There is also a risk to using software like this if you do not personally speak the output language as there is no way to easily check that the output video is accurate. For example, I dubbed a video of myself into Hindi, but I do not speak Hindi myself, so I have no idea if what was being said in the output video was accurate or not. For all I know, it was – but this uncertainty highlights the problem of relying on AI tools without human oversight.
Voice Cloning
Voice cloning works by using a short recording of an existing voice to generate an AI model that you can use in other parts of ElevenLabs software like the Text-To-Speech tool. From just a few minutes of audio, it can create a relatively convincing voice model.
VERDICT:
The clone of my voice worked relatively well, but as with some of the other features of ElevenLabs, the underlying speech model seemed to have been trained only on American voices, so while the timbre of the voice matched mine, the cadence and inflexion were very Americanised. It would pronounce words like “niche” the American way. I have to say, it was quite an odd experience listening back to it – like a parallel universe American doppelganger of myself. However, I have looked online at examples with American accents, and they seem to be scarily good. I hope ElevenLabs will update its models soon to account for differences in accents.
Projects
Projects are more in-depth creations which you can generate using one or more AI voices. This includes turning text into audiobooks and podcasts. You can upload documents directly to ElevenLabs or use the URL of an existing piece of writing online.
VERDICT:
This is particularly useful in an age where many people use audio as their prime source of entertainment. I don’t tend to read newspapers or online articles very often these days, but when I’m walking through town, I almost always have headphones on listening to podcasts, interviews, reviews etc. Creating audio versions of your existing text content allows you to target a much wider audience than just publishing text.
Conversation AI
The conversation AI allows you to create semi-autonomous AI agents which can hold conversations with you or with your customers. This could be for fun, or for something more useful like creating a call centre agent that can man your phones while you are out of the office. By combining this with the voice clone feature, you could even create a clone of yourself to fill in for you in situations where you are unable to reach the phone.
VERDICT:
As with all AI agents, the ElevenLabs one is only as good as the information you provide. The more information you provide about yourself/your company and its goals, the better it will be. It is unlikely to be able to grasp the intricacies of your company’s services to be able to replace a skilled human in a support role but for simple tasks like routing calls, answering fact-based questions like opening times, and triaging calls for urgency, it can be extremely useful.

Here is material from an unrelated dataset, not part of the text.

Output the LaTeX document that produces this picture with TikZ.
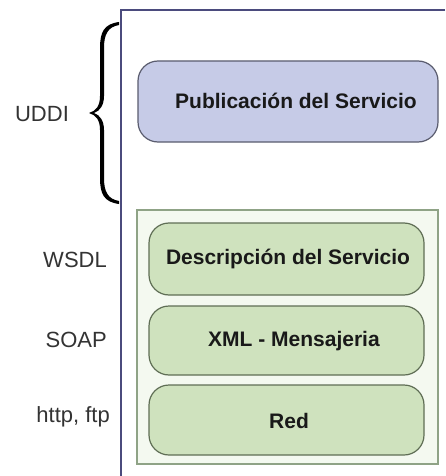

Final Verdict on ElevenLabs
ElevenLabs is a very impressive platform with a wide variety of tools. The text-to-speech, voice cloning, dubbing studio and conversational AI currently stand out as the most useful and fully developed features. Others, like the Sound Effects Generator and voice model adjustments for accents, still have room for improvement but could be equally powerful with a few updates.
There is a huge amount of value to be gained for content producers, businesses and creatives. A tool like the dubbing studio could save you thousands and allow you to scale your video content distribution to foreign language markets in a matter of minutes – something that would have taken days of manhours in a pre-AI world.
As the technology evolves, ElevenLabs is poised to become a go-to tool for anyone working with audio content. Like all areas of AI, voice synthesis is improving at an exponential rate, so it may even have been updated by the time you’re reading this.